How were you able to intertwine both workwear and luxury concepts to make a collection in alignment with more personal influences?
My first influence is my own personal way of dressing. I do buy Carhartt as well as other workwear brands and most of the time, these things are inexpensive. I try to think about what could elevate them and to me the best pieces are just 10 percent different from the original concept of familiar items like a standard jacket or trouser. We’ve also seen runways shows for all of our lives which keep us interested in that lifestyle of luxury. I’d say my interests in architecture and design help me create from a unique perspective that lines up with high-low concepts.
You also speak about Black youth in D.C. and their interest in vintage outdoor gear. Which design details throughout the collection best mirror this reference?
The most obvious would be the use of tech fabrics, nylon and fleece. I feel like as a kid I would see that kind of gear everywhere from brands like Helly Hansen and North Face. The most outdoorsy area in D.C. is Rock Creek Park, so as an adult I now think why the hell were teens wearing full ski jumpsuits and hiking gear around town? I notice when a high-end company makes something tech, they miss the mark. Whether it’s me ensuring there’s real goose down or nylon, or even silicon tags — it’s about creating a product that feels satisfying to that memory and does it justice.
Do you intend to release collections following the fashion calendar?
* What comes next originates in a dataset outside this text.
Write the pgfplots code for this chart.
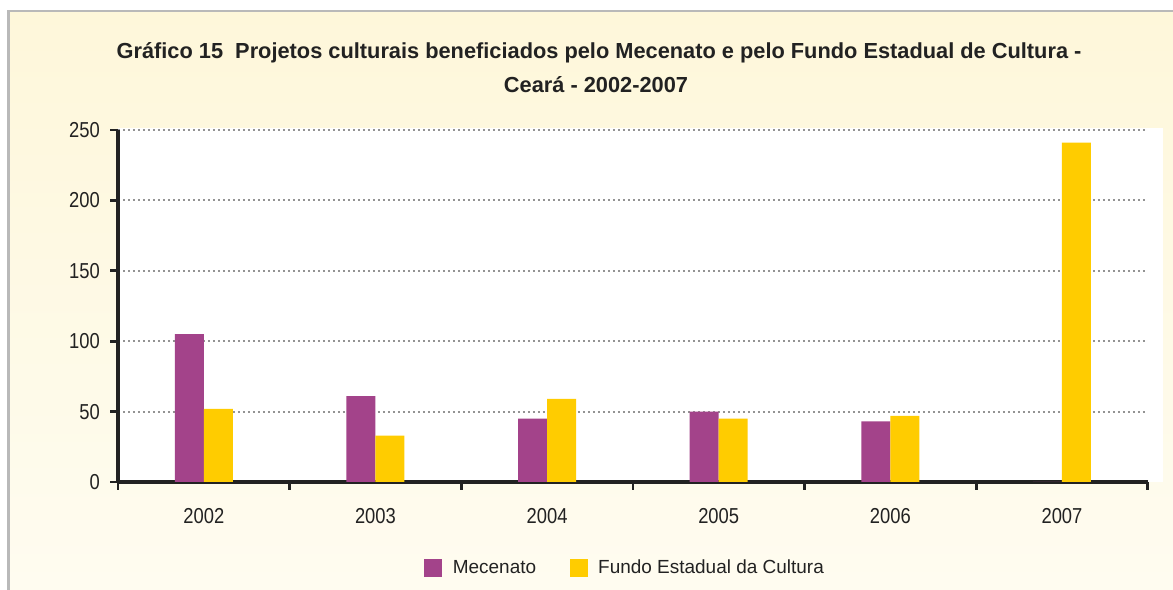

I’m in the process of figuring that out. It’s a little difficult when you’re wholesaling and trying to get certain accounts if you’re not on the calendar. Selling based on seasons also feels important when considering fashion week presentations, so I’m just seeing how things play out. Part of the connection of buying clothes is buying it from the person who created it. My goal right now is to work with accounts that are understanding of today’s circumstances and open to rolling with the punches.
Why is it important for Connor McKnight to be recognized as a gender-neutral brand?
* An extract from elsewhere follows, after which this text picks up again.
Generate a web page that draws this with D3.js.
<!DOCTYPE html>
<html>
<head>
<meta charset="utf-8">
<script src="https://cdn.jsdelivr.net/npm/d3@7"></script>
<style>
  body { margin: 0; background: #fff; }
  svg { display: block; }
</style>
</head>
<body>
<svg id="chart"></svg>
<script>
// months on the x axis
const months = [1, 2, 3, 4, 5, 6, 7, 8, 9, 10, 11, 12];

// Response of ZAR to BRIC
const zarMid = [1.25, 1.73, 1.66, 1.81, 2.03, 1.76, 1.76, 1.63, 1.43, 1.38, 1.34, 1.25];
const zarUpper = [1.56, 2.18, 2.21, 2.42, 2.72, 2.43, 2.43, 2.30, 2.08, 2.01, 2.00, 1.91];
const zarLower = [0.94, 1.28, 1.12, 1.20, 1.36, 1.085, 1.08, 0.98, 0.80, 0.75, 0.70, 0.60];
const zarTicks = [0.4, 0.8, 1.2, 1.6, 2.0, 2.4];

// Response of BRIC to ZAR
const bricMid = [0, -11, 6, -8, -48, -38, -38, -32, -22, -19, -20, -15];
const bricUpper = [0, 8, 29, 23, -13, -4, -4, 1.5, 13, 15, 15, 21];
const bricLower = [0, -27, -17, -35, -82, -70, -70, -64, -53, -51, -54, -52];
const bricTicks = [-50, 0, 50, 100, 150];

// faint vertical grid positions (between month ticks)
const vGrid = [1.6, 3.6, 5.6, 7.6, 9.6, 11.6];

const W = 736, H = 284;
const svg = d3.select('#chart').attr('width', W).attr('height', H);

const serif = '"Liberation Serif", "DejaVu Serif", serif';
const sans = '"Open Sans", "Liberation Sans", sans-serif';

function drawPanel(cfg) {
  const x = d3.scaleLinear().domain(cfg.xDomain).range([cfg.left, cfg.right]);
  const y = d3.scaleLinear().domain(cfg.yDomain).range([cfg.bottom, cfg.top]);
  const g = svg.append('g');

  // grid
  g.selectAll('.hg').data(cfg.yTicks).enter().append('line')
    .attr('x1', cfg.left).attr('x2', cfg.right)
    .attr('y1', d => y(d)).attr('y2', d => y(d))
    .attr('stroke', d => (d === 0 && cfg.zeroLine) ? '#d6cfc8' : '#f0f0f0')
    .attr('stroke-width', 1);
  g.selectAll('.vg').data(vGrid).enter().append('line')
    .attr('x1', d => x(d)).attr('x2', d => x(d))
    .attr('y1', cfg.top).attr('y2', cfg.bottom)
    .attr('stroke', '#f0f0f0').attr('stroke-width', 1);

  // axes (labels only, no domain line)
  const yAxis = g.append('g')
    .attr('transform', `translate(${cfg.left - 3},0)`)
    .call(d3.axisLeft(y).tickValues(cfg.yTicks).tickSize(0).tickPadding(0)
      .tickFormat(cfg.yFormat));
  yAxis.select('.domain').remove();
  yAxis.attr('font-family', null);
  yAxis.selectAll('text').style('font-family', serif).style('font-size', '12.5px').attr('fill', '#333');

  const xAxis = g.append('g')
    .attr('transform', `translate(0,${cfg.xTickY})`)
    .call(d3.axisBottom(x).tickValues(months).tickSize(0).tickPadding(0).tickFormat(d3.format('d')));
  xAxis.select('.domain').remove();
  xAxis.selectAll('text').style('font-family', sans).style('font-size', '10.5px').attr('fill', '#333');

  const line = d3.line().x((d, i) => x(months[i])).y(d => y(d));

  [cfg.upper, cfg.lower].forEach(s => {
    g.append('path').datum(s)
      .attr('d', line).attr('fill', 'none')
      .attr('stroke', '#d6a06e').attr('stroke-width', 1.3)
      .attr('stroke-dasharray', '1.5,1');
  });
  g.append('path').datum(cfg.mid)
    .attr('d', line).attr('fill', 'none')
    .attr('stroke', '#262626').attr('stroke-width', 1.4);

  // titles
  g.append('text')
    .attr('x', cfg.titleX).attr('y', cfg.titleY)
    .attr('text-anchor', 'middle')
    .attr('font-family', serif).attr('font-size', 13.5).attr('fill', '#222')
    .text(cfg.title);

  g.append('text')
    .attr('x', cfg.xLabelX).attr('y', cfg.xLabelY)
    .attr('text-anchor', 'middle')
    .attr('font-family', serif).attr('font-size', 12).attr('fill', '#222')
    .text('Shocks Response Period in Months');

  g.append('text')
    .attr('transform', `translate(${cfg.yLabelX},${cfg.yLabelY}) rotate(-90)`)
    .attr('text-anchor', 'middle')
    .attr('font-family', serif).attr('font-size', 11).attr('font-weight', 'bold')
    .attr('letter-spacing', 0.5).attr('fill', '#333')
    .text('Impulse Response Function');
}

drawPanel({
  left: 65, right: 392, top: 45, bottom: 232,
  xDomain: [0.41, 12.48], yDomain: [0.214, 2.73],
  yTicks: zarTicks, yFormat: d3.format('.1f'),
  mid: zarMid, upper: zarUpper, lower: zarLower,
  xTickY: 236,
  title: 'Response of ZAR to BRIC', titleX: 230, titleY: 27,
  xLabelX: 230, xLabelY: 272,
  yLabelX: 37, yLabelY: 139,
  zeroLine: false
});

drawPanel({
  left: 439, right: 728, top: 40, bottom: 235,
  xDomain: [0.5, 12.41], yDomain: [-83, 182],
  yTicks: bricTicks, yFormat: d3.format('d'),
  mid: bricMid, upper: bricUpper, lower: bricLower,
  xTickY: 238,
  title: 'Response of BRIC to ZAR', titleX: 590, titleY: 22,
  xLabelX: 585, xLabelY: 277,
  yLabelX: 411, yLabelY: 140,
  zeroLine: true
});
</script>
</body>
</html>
I find it really weird that we feel the need to gender our clothes. I grew up with queer, gay, and bisexual friends; having people around you who struggle with their identities you don’t want to be apart of that. If you’re into something, you shouldn’t have to question if it’s menswear or something you identify as. It’s uncomfortable for me to dictate what product fits a person’s identity. I’m following in the footsteps of brands like a Telfar that have been inclusive of everyone and breaking down those walls — I feel like I should follow suit.
Each piece in your first collection is made to order. Is that a direct result of factory closings or a sustainable incentive you intend to maintain over time?
It’s a standard I would like to maintain as long as I can. One of the things I don’t like in this industry is overproduction; it’s actually classist when it comes to production. A lot of us starting out have to front the money for manufacturing, materials, et cetera and you don’t know what’s going to happen. It’s a huge barrier for a lot of new designers who don’t have that start-up money. When it comes to a made to order approach, it may take a bit more time and cost a little more but you can rest assured it’s created with fair manufacturing conditions and proper recycling of surplus products in mind.
You’ve just started accepting requests for studio visits. What else is next for the brand in 2021?
I’m getting started on the next season’s collection. We’re also going to be stocked at a few retailers shortly, apart from our coming pop-up at Fred Segal in Los Angeles. I keep reminding myself for my first collection a lot has happened. At the beginning of this, I didn’t know if I would get accounts or be in a magazine, but it’s shown me if you take risks sometimes it works out.